Step 6: Obtain a Certificate of Incorporation and Apply for PAN/TAN
  • After verification, receive the Certificate of Incorporation. Subsequently, apply for the Permanent Account Number (PAN) and Tax Deduction and Collection Account Number (TAN) for the LLP.

Checklist for LLP Registration

  • Minimum of two partners.
  • DSC for all designated partners.
  • DPIN for all designated partners.
  • Name of the LLP, which is not similar to any existing LLP or trademark.
  • Capital contribution by the partners of the LLP.
  • LLP Agreement between the partners.
  • Proof of registered office of the LLP.

Limited Liability Partnership Registration Timeline

The registration of a Limited Liability Partnership (LLP) typically takes 7-10 days from the date of document submission.

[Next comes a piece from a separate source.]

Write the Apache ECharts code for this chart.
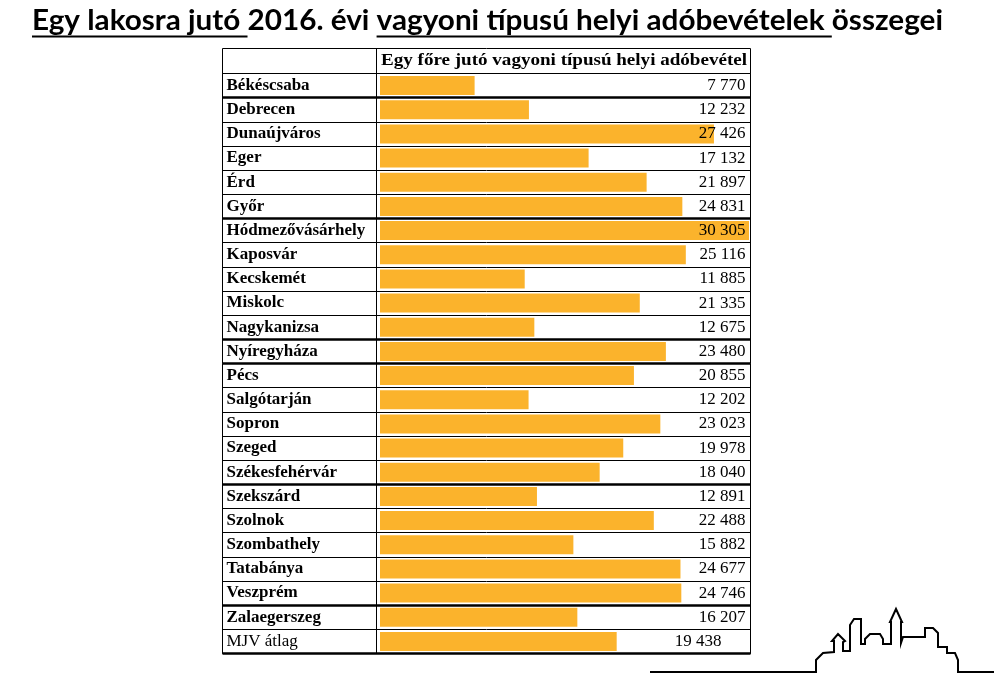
<!DOCTYPE html>
<html>
<head>
<meta charset="utf-8">
<script src="https://cdn.jsdelivr.net/npm/echarts@6/dist/echarts.min.js"></script>
<style>
html,body{margin:0;padding:0;background:#fff;}
#c{width:994px;height:674px;}
</style>
</head>
<body>
<div id="c"></div>
<script>
// ---- data ----
const titleParts = [
  ["Egy lakosra jutó ", true],
  ["2016. évi ", false],
  ["vagyoni típusú helyi adóbevételek ", true],
  ["összegei", false]
];
const headerText = "Egy főre jutó vagyoni típusú helyi adóbevétel";
const cities = ["Békéscsaba","Debrecen","Dunaújváros","Eger","Érd","Győr","Hódmezővásárhely","Kaposvár","Kecskemét","Miskolc","Nagykanizsa","Nyíregyháza","Pécs","Salgótarján","Sopron","Szeged","Székesfehérvár","Szekszárd","Szolnok","Szombathely","Tatabánya","Veszprém","Zalaegerszeg","MJV átlag"];
const values = [7770,12232,27426,17132,21897,24831,30305,25116,11885,21335,12675,23480,20855,12202,23023,19978,18040,12891,22488,15882,24677,24746,16207,19438];
const thickBoundaries = [1,6,11,12,17,22];

// ---- layout / style ----
const GL = 222.5, GR = 750.5, GT = 73.5, GB = 653.5, HT = 48.5, DIV = 376.5;
const BAR0 = 380, BARMAXPX = 749;
const maxVal = Math.max(...values);
const k = (BARMAXPX - BAR0) / maxVal;
const xMin = -(BAR0 - GL) / k;
const xMax = (GR - BAR0) / k;
const serif = "'Liberation Serif','Times New Roman',serif";
const titleFont = "Lato,'Open Sans',sans-serif";

function fmt(v){ return String(v).replace(/\B(?=(\d{3})+(?!\d))/g, ' '); }

const cv = document.createElement('canvas').getContext('2d');
// title: scaled horizontally to span the reference width
const fullTitle = titleParts.map(p=>p[0]).join('');
const TX0 = 32, TX1 = 943, TSIZE = 28, TY = 21;
cv.font = "bold " + TSIZE + "px " + titleFont;
const tScale = (TX1 - TX0) / cv.measureText(fullTitle).width;
const titleGraphics = [{
  type:'text', x: TX0, y: TY, scaleX: tScale,
  style:{text: fullTitle, x:0, y:0, verticalAlign:'middle', font: "bold " + TSIZE + "px " + titleFont, fill:'#000'}
}];
let acc = '';
titleParts.forEach(p=>{
  const x0 = TX0 + tScale * cv.measureText(acc).width;
  acc += p[0];
  const x1 = TX0 + tScale * cv.measureText(acc).width;
  if (p[1]) titleGraphics.push({type:'line', shape:{x1:x0,y1:36.5,x2:x1,y2:36.5}, style:{stroke:'#000',lineWidth:2}});
});
// header cell text
const HX0 = 381, HX1 = 747, HSIZE = 17;
cv.font = "bold " + HSIZE + "px " + serif;
const hScale = (HX1 - HX0) / cv.measureText(headerText).width;

const skyline = [[650,672],[816,672],[816,660],[823,653],[834,652],[834,641],[832,641],[838,634],[845,641],[843,642],[843,651],[850,651],[850,625],[854,619],[861,619],[861,644],[865,644],[865,639],[870,634],[880,634],[883,639],[883,644],[891,644],[891,622],[890,622],[896,609],[902,622],[901,622],[901,643],[903,637],[923,637],[925,637],[925,628],[933,628],[938,633],[938,647],[947,647],[947,653],[955,653],[958,660],[958,672],[994,672]];

const chart = echarts.init(document.getElementById('c'), null, {renderer:'canvas'});
chart.setOption({
  animation:false,
  backgroundColor:'#fff',
  grid:{left:GL, top:GT, width:GR-GL, height:GB-GT, show:true, borderColor:'#000', borderWidth:1, containLabel:false},
  xAxis:{type:'value', min:xMin, max:xMax, show:false},
  yAxis:[{
    type:'category', inverse:true, data:cities, position:'left',
    axisLine:{show:false}, axisTick:{show:false},
    splitLine:{show:true, lineStyle:{color:'#000', width:1}},
    axisLabel:{inside:true, margin:4, align:'left',
      formatter:(v,i)=> i===cities.length-1 ? '{n|'+v+'}' : '{b|'+v+'}',
      rich:{b:{fontFamily:serif, fontWeight:'bold', fontSize:17, color:'#000'},
            n:{fontFamily:serif, fontWeight:'normal', fontSize:17, color:'#000'}}}
  },{
    type:'category', inverse:true, data:cities, position:'right', z:5,
    axisLine:{show:false}, axisTick:{show:false},
    splitLine:{show:true, interval:(i)=>thickBoundaries.indexOf(i)>=0, lineStyle:{color:'#000', width:2.5}},
    axisLabel:{inside:true, margin:5, align:'right',
      formatter:(v,i)=> i===cities.length-1 ? '{m|'+fmt(values[i])+'}' : '{v|'+fmt(values[i])+'}',
      rich:{v:{fontFamily:serif, fontSize:17, color:'#000'},
            m:{fontFamily:serif, fontSize:17, color:'#000', padding:[0,24,0,0]}}}
  }],
  series:[{
    type:'bar', data:values, yAxisIndex:0, barWidth:19,
    itemStyle:{color:'#FBB32C'}, z:1
  }],
  graphic: titleGraphics.concat([
    {type:'rect', shape:{x:GL, y:HT, width:GR-GL, height:GT-HT}, style:{fill:'none', stroke:'#000', lineWidth:1}},
    {type:'line', shape:{x1:DIV, y1:HT, x2:DIV, y2:GB}, style:{stroke:'#000', lineWidth:1}},
    {type:'text', x:HX0, y:61, scaleX:hScale, style:{text:headerText, x:0, y:0, verticalAlign:'middle', font:"bold "+HSIZE+"px "+serif, fill:'#000'}},
    {type:'polyline', shape:{points:skyline}, style:{stroke:'#000', lineWidth:2, fill:'none'}}
  ])
});
</script>
</body>
</html>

However, the actual timeline may vary based on several factors, including jurisdiction and the efficiency of regulatory bodies.

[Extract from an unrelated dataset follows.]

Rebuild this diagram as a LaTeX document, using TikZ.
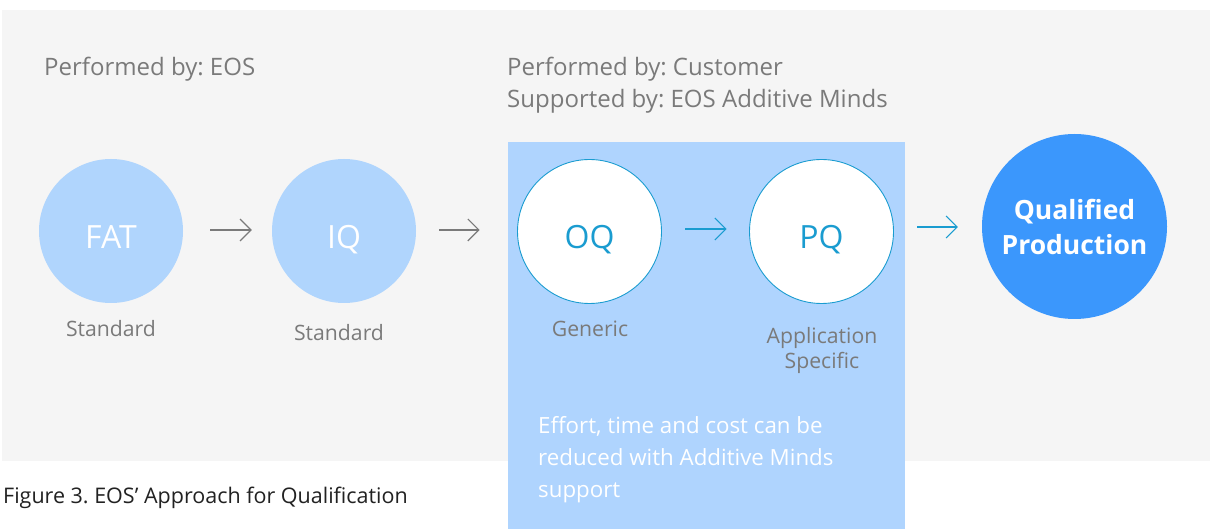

Factors That Can Delay the Registration Process

Understanding common issues that can cause delays is crucial for a smoother registration experience:

  • Documentation Errors: Inaccuracies, inconsistencies, or omissions in submitted documents can lead to significant setbacks.
  • Name Approval Challenges: Choosing a name that doesn’t comply with naming regulations or is already in use can result in delays. Utilize our Company Name Search feature on our website to avoid these complications.
  • MCA Server Glitches: Technical issues on the Ministry of Corporate Affairs (MCA) website may occasionally hinder application submissions or lead to data loss.
  • Response Time Limitations: After receiving name approval, there is typically a time frame within which you must complete the registration. If you fail to submit your application within this period, a fresh name approval application will be necessary.
  • Payment Processing Delays: Any delays in processing payments can also impact the overall registration timeline.
  • Jurisdiction Variability: Different jurisdictions may have varying processing times and requirements, which can influence how quickly your application progresses.